Historic Octagon Barn
4400 Octagon Way
San Luis Obispo
About the Octagon Barn
This year Central Coast Bioneers will be held in the historic Octagon Barn. We thought you might be interested in the barn’s history:
The Pereira Octagon Barn of San Luis Obispo is a historic structure located on the southern outskirts of San Luis Obispo, California. It was built in 1906 by Henri LaFranchi, a young Italian-Swiss immigrant and the owner of a small meat market, John Damaso, an Azorean immigrant and a carpenter by trade, and a third, unknown man identified only as a “milk farmer.” Since there were no other octagonal barns in the area, the builders may have worked from patterns of octagonal construction in farm journals or catalogs.

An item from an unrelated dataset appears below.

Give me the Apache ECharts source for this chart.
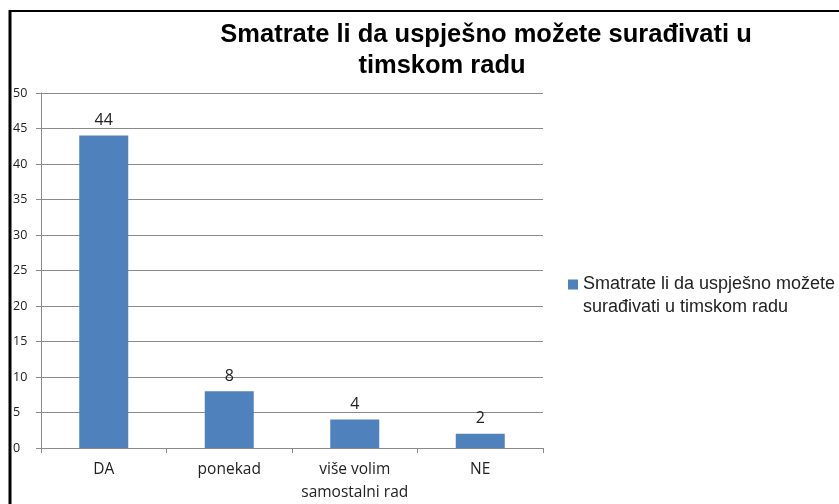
<!DOCTYPE html>
<html>
<head>
<meta charset="utf-8">
<script src="https://cdn.jsdelivr.net/npm/echarts@6/dist/echarts.min.js"></script>
<style>
  html, body { margin: 0; padding: 0; background: #fff; }
  #chart { width: 839px; height: 504px; }
</style>
</head>
<body>
<div id="chart"></div>
<script>
// Survey answers and counts
const titleLines = ['Smatrate li da uspješno možete surađivati u', 'timskom radu'];
const seriesName = 'Smatrate li da uspješno možete surađivati u timskom radu';
const legendLines = ['Smatrate li da uspješno možete', 'surađivati u timskom radu'];
const categories = ['DA', 'ponekad', 'više volim\nsamostalni rad', 'NE'];
const counts = [44, 8, 4, 2];
const yTicks = { min: 0, max: 50, interval: 5 };

const chart = echarts.init(document.getElementById('chart'), null, { renderer: 'canvas' });
const gridColor = '#8a8a8a';
const labelFont = '"Open Sans", "DejaVu Sans", sans-serif';
const titleFont = '"Liberation Sans", Arial, sans-serif';

chart.setOption({
  animation: false,
  backgroundColor: '#ffffff',
  title: [
    {
      text: titleLines[0],
      left: 486, top: 22, padding: 0,
      textAlign: 'center',
      textStyle: { fontFamily: titleFont, fontSize: 25.5, fontWeight: 'bold', color: '#000' }
    },
    {
      text: titleLines[1],
      left: 442, top: 53, padding: 0,
      textAlign: 'center',
      textStyle: { fontFamily: titleFont, fontSize: 25.5, fontWeight: 'bold', color: '#000' }
    }
  ],
  legend: {
    left: 568, top: 250, padding: 0,
    orient: 'vertical',
    icon: 'rect',
    itemWidth: 10, itemHeight: 10, itemGap: 4,
    data: [seriesName],
    // a blank first line keeps the icon level with the first text line
    formatter: function () {
      return ' \n' + legendLines.join('\n');
    },
    textStyle: {
      fontFamily: titleFont,
      fontSize: 18, color: '#222', lineHeight: 23
    }
  },
  grid: { left: 41, right: 296, top: 93, bottom: 56, containLabel: false },
  xAxis: {
    type: 'category',
    data: categories,
    boundaryGap: true,
    axisLine: { lineStyle: { color: gridColor, width: 1 } },
    axisTick: { show: true, length: 5, lineStyle: { color: gridColor } },
    axisLabel: {
      interval: 0, margin: 10,
      fontFamily: labelFont, fontSize: 15.5, color: '#222', lineHeight: 23
    }
  },
  yAxis: {
    type: 'value',
    min: yTicks.min, max: yTicks.max, interval: yTicks.interval,
    axisLine: { show: true, lineStyle: { color: gridColor, width: 1 } },
    axisTick: { show: true, length: 5, lineStyle: { color: gridColor } },
    splitLine: { show: true, lineStyle: { color: gridColor, width: 1 } },
    axisLabel: {
      align: 'left', margin: 28,
      fontFamily: labelFont, fontSize: 12.5, color: '#222'
    }
  },
  series: [{
    name: seriesName,
    type: 'bar',
    data: counts,
    barWidth: 49,
    itemStyle: { color: '#4F81BD' },
    label: {
      show: true, position: 'top', distance: 7,
      fontFamily: labelFont, fontSize: 16, color: '#222'
    }
  }],
  graphic: [
    // frame around the chart area
    { type: 'line', shape: { x1: 10, y1: 10, x2: 10, y2: 504 }, style: { stroke: '#000', lineWidth: 3 } },
    { type: 'line', shape: { x1: 9, y1: 11, x2: 839, y2: 11 }, style: { stroke: '#000', lineWidth: 2 } }
  ]
});
</script>
</body>
</html>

The first user of the barn was Italian-Swiss immigrant Antonio Stornetta, who leased the barn for his Santa Fe Dairy operation until 1917. Joaquin and Josephine Pereira, with Josephine’s sister Eleanor and her husband Manuel Garcia, purchased the property in 1920 and made it part of an adjoining dairy operation in the Los Osos Valley. They were typical of many first- and second-generation Portuguese Americans, who followed in the footsteps of the Italian-Swiss in the dairy business. The Pereira-Garcia operation was called the Home Dairy. It had a pasteurization and bottling plant at 719 Higuera Street and made daily milk deliveries throughout the city of San Luis Obispo. Dairy operations continued into the 1950s when small-scale dairy operations were no longer economically viable. The barn then supported a small-scale cattle operation and some row-crop farming. The property was purchased in 1994 by John and Howard Hayashi, who three years later entered into a lease agreement with the Land Conservancy of San Luis Obispo County. The Land Conservancy began restoration efforts in 1997 and has restored the barn, which is now being used as a community gathering place.
The Octagon Barn (5000 sq. ft.) is made with redwood timbers and has a new, custom shingled replacement redwood roof. There is a cupola on top reaching over 40 feet above the floor. The barn is accompanied by a 2,000-square-foot Milking Parlor (1938) and a Calf Barn.